L’imminence du chantier du nouveau groupe scolaire des Malassis fait craindre pour la survie de la bergerie de la ferme-école de la Pêche d’or.

Veille de rentrée sur les hauteurs de Bagnolet, il règne une chaleur estivale dans le quartier des Malassis : le gardien de l’école de la Pêche d’or arrose la cour de récré et donne à boire aux chèvres d’à côté tandis que des gamins et parents du quartier passent les grilles de la bergerie pour se mettre au vert et échanger quelques nouvelles. Berger, familles, habitants… tout le monde se connaît. Il flotte néanmoins une certaine inquiétude que la banderole accrochée côté école résume bien : « parents + enseignants = projet bergerie ». A l’heure où l’on parle de faire sauter le bitume des cours et de l’urgence de relier les enfants à la nature dès le plus jeune âge, il n’est pas certain que la bergerie animée par l’association Sors de terre soit encore là pour longtemps.

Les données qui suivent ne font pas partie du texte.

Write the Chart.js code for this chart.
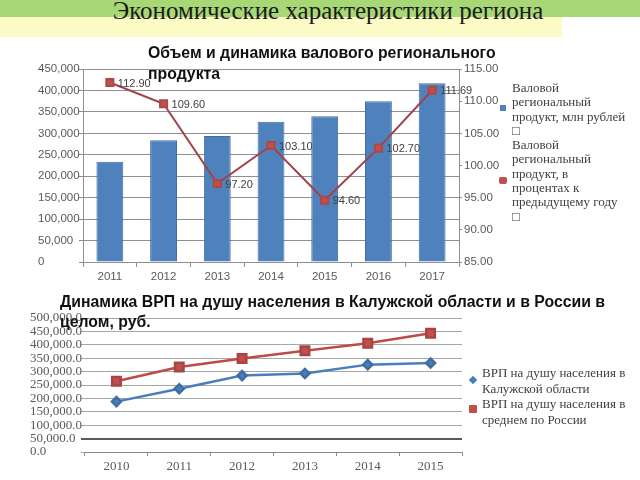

Développé par Gilles Amar depuis dix ans , mais toujours dans un cadre provisoire, ce lieu de partage, ouvert à tous, propose avec ses chèvres, ses brebis et ses poules un projet écologique et pédagogique qui bénéficie à des publics très divers – petits écoliers, jeunes porteurs de handicap, mineurs isolés, riverains – et, au premier chef, aux élèves de la maternelle d’à côté. La richesse des échanges quotidiens a incité l’équipe des enseignants à intégrer la bergerie dans le cadre scolaire et à rebaptiser le tout « ferme école de la Pêche d’or ». Plantées de grands arbres, ces parcelles de près de 6 000 m2 constituent en outre le seul espace de nature en pleine terre d’un quartier très bétonné, où beaucoup de familles ne partent pas en vacances.

La mairie, qui subventionne la bergerie, lui demande aujourd’hui de partir, le temps des travaux de la nouvelle école. L’actuel bâtiment étant vétuste et exigu, il est prévu de construire un nouveau groupe scolaire deux fois plus grand avec centre de loisirs, crèche et jardin public. Un imposant bâtiment en béton de plusieurs étages, avec jardin sur le toit, qui implique de raser l’existant dont certains arbres et la bergerie. Une « aberration ! » dénonce l’association Enseignants pour la planète. « Cet endroit, c’est l’école dont on rêve tous, dans n’importe quelle brochure Montessori vous trouvez ça », explique Diane, qui habite et enseigne à Bagnolet et dont les enfants adorent aller à la bergerie. « C’est très compliqué de parler de nature entre quatre murs, on demande aux enfants de protéger un truc absent de leur vie. Il faut voir dans quoi on les fait vivre, j’ai plein d’élèves qui ne savent pas comment une chèvre produit du lait ! » Aberrant aussi, selon de nombreux parents, de prévoir un jardin en hauteur pour des maternelles.

Plantées de grands arbres, ces parcelles sont le seul espace de nature dans un quartier populaire trés bétonné. 

Diane

Les membres de l’association Sors de terre ont planché sur un autre projet architectural, de plain-pied, en bois et qui n’implique pas de tout raser, « plus écologique » selon eux. Trop tard, répond la mairie, « la période de concertation est passée, il fallait s’en saisir. Le projet est en cours depuis 2009, on ne prend personne par surprise, il y a eu un dialogue ininterrompu avec Gilles Amar, nous avons accédé à plusieurs de ses demandes, notamment que l’école jouxte la bergerie. Des engagements financiers ont été pris, les travaux doivent démarrer en janvier 2022 pour que tout soit fini à la rentrée 2023 ».

Mi-août, la mairie a envoyé un huissier à Gilles Amar, assurant néanmoins qu’il retrouvera sa place au terme du chantier. Ce dont doutent certains parents d’élèves qui ne souhaitent  pas être cités. Et d’ici là, où aller avec les chèvres ? Les différentes solutions proposées par la municipalité ne semblent pas convenir. Fin août, une pétition publiée dans Le Monde, signée par Catherine Bonzi, la directrice de l’école, Anne-Sophie Colonna, représentante des parents d’élèves, mais aussi par le botaniste Francis Hallé, le philosophe Dominique Bourg et la journaliste Moïna Fauchier-Delavigne, a échauffé les esprits. Désormais, du côté de l’école, plus personne ne veut parler et les travaux préparatoires ont commencé.